Wholesale footwear and accessories revenues decreased $106.3 million. We experienced decreased orders for nearly all our footwear, handbag and accessories products primarily due to decreased consumer spending as a result of the general economic downturn. We also experienced a reduction in sales in our international business primarily due to the global economic conditions in Asia, Canada, Mexico and the bankruptcy of our former United Kingdom licensee.
Retail revenues decreased $37.5 million, primarily due to a 6.5% decline in comparable store sales ($31.5 million) resulting from decreased consumer spending relating to current economic conditions, with the balance related to operating fewer stores in the current period. A 10.8% decrease in comparable store sales for our footwear stores ($33.1 million) and a 6.3% decrease in comparable store sales for our apparel stores ($10.0 million) were partially offset by a 62.6% increase in our comparable e-commerce business ($11.6 million). We began 2009 with 1,017 retail locations and had a net decrease of 46 locations to end the period with 971 locations, compared with 1,013 locations at the end of the prior period.
Licensing and other revenues decreased $3.8 million, primarily due to reduced sales volume of our licensees.
Gross Profit Margin. The gross profit margin increased to 34.5% in the first fiscal nine months of 2009 compared with 33.4% in the first fiscal nine months of 2008.
Wholesale better apparel gross profit margins were 34.8% and 32.2% for the first fiscal nine months of 2009 and 2008, respectively. The increase was primarily due to better inventory management, the product mix and lower sales to off-price retailers in the current period.
Wholesale jeanswear gross profit margins were 25.1% and 23.0% for the first fiscal nine months of 2009 and 2008, respectively. The increase is primarily due to better inventory management, lower levels of off-price sales and the mix of products shipped in the current period, costs in the prior period related to the repositioning of l.e.i. as an exclusive brand for Walmart and the discontinuance of certain other product lines.
Retail gross profit margins were 50.2% and 51.0% for the first fiscal nine months of 2009 and 2008, respectively. The decrease was primarily the result of higher levels of promotional activity in our stores due to the current challenging retail environment.
Selling, General and Administrative Expenses. SG&A expenses were $763.1 million in the first fiscal nine months of 2009 and $809.1 million in the first fiscal nine months of 2008.

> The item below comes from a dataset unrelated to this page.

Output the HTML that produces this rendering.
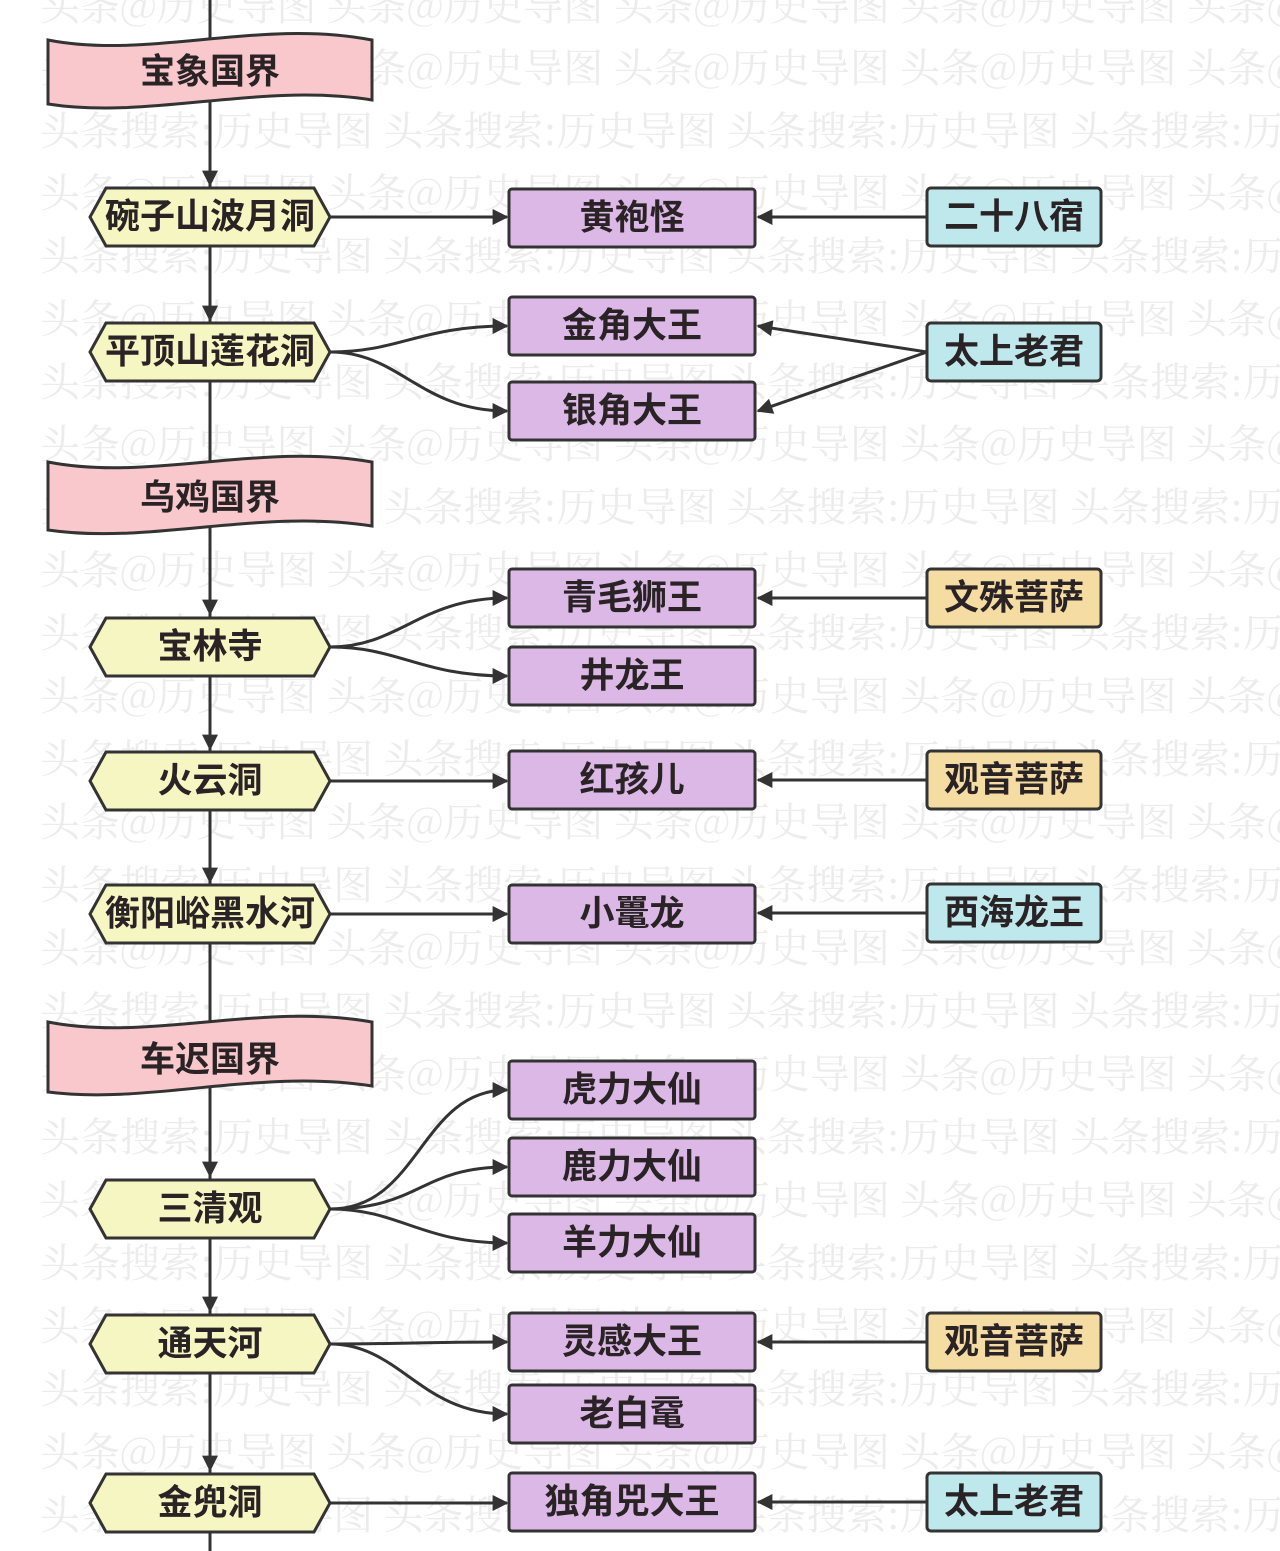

Wholesale better apparel SG&A expenses decreased $12.9 million, primarily due to a $5.8 million decrease in distribution costs due to a lower volume of shipments, a $3.0 million reduction in advertising costs, a $1.9 million decrease in postage costs, a $1.7 million reduction in salaries and benefits from headcount reductions and a $1.0 million reduction in our provision for doubtful accounts related to bankruptcies of several major customers in the prior period, and offset by $0.5 million of other net cost increases.
Wholesale jeanswear SG&A expenses decreased $18.6 million, primarily due to an $8.6 million decrease in salary and benefit costs due to headcount reductions, a $5.9 million decrease in our provision for doubtful accounts due to the bankruptcies of several customers in the prior period, a $4.4 million decrease in occupancy costs due to the closing of certain facilities, a $2.5 million decrease in depreciation and amortization expenses (due to accelerated depreciation in the prior period relating to discontinued brands), a $1.2 million reduction in travel and entertainment costs and $1.5 million of other cost savings, offset by $5.5 million of higher distribution costs due to higher unit shipments in the current period.
Wholesale footwear and accessories SG&A expenses decreased $18.0 million, primarily due to a $12.2 million decrease in salary and benefit costs, a $4.9 million decrease in advertising costs, a $3.0 million decrease in other administrative costs due to our cost saving initiatives, a $3.0 million decrease in style, design and sample costs, a $2.0 million decrease in distribution costs, a $1.7 million decrease in travel costs, a $1.4 million decrease in postage costs and $1.5 million of other cost reductions. These decreases were offset by $5.2 million in restructuring costs in our wholesale jewelry business, $3.5 million of costs related to the bankruptcy of our United Kingdom footwear licensee, $1.6 million in settlements of sales and use tax audits and $1.4 million in loss accruals related to certain leased property in the current period.